Almost each waking hour of the day is spent in the company of a team member. We share hotel rooms so even when we are asleep there is a teammate about two feet away in an identical single bed snoring away. It is at the camps we learn to live with each other, trust each other, and respect each other. And, where we learn to deal with each other’s quirks. There are few other working environments where people are together constantly for weeks—at all meals, during almost the entire day, and then in shared rooms.

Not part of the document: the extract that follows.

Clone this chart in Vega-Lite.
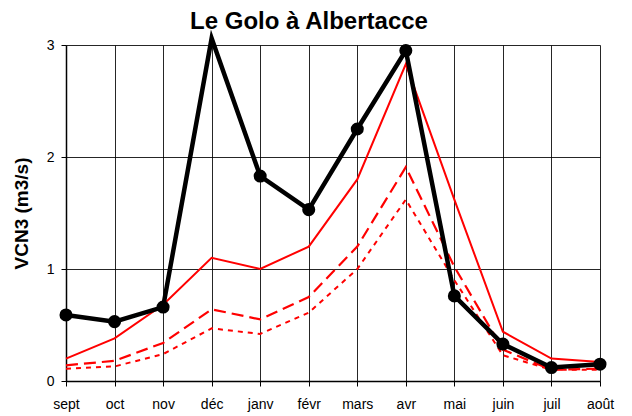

A friend of mine who is a fireman told me the firefighters spend hours together, even when off duty, because when they’re deep in a fire they need to know they can trust and rely on their workmates to save their life. Although, we are only riding bikes, knowing a teammate, being confident that he is committed to the goal of the team and will sacrifice, makes the difference between winning and losing. And, it will also make the ride, the race, and the journey that much better. Which is why we are here, riding together as a team in Valencia.

Oddly, it is on the coldest days in the harsh weather that the bond grows strongest. When faced with adversity we push each other to get through it together, and in the end, that is what it is all about. Early in the week we were faced with lousy weather. We set out under cloudy skies, which soon opened up and became rain and then snow. Frozen we persisted. We stopped occasionally to fill our bottles with hot tea and our pockets with bars and cakes. A coach once told me, “You might as well get out in the bad weather and ride—you’ll have to race in it.” Our bodies adapt to the conditions—the hardest part is getting out the door and into the rain. As the hours wore on, we hammered away to keep warm and as we reached the fourth hour the skies cleared and we rode home on dry roads. When we completed the work, there was a sense of accomplishment within the group when we returned to the hotel.

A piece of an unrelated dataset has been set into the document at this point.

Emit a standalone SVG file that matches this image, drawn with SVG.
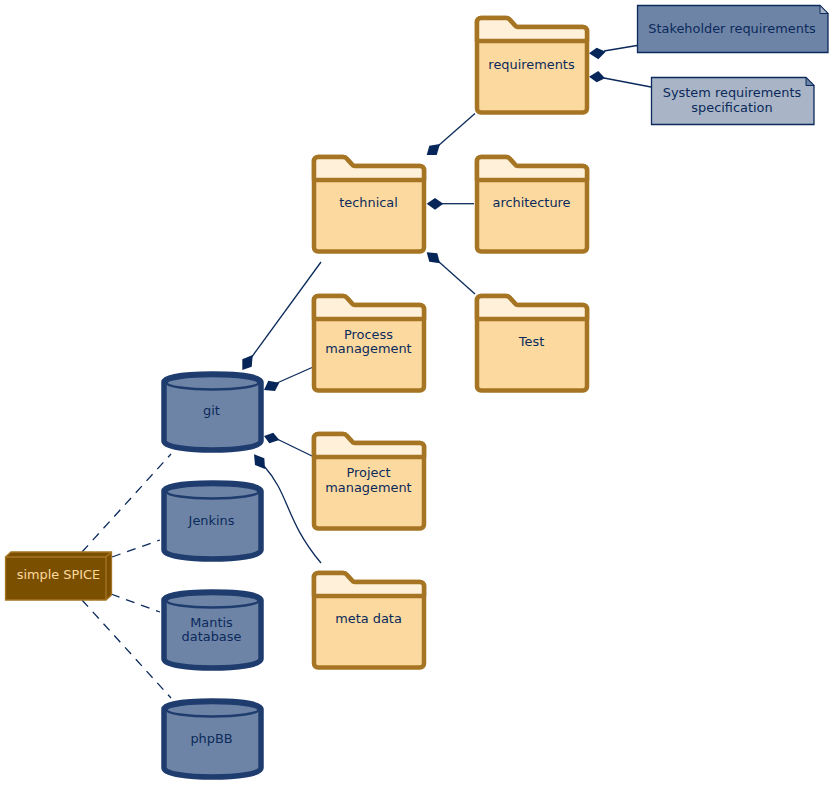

The camp is not only intended for training and bonding but also gives us time to test new equipment, adjust our positions, and have the physios and doctors take care of any physical problems.  While we rode, the coaches and technicians analyzed our performance, gave us the results, and provided advice on how we could improve. Team Sky has specialists in each specific aspect of cycling and if a question can’t be answered they’ll seek out advice from professionals beyond cycling. Nobody pretends they know every answer. The openness to new ideas not only allows the riders to improve but will also push the sport of cycling in a new, more progressive direction.

By this coming weekend, the team will be racing incessantly for the next eight months. Clearly, we will continue to build during throughout the year but it is now we must lay the foundation.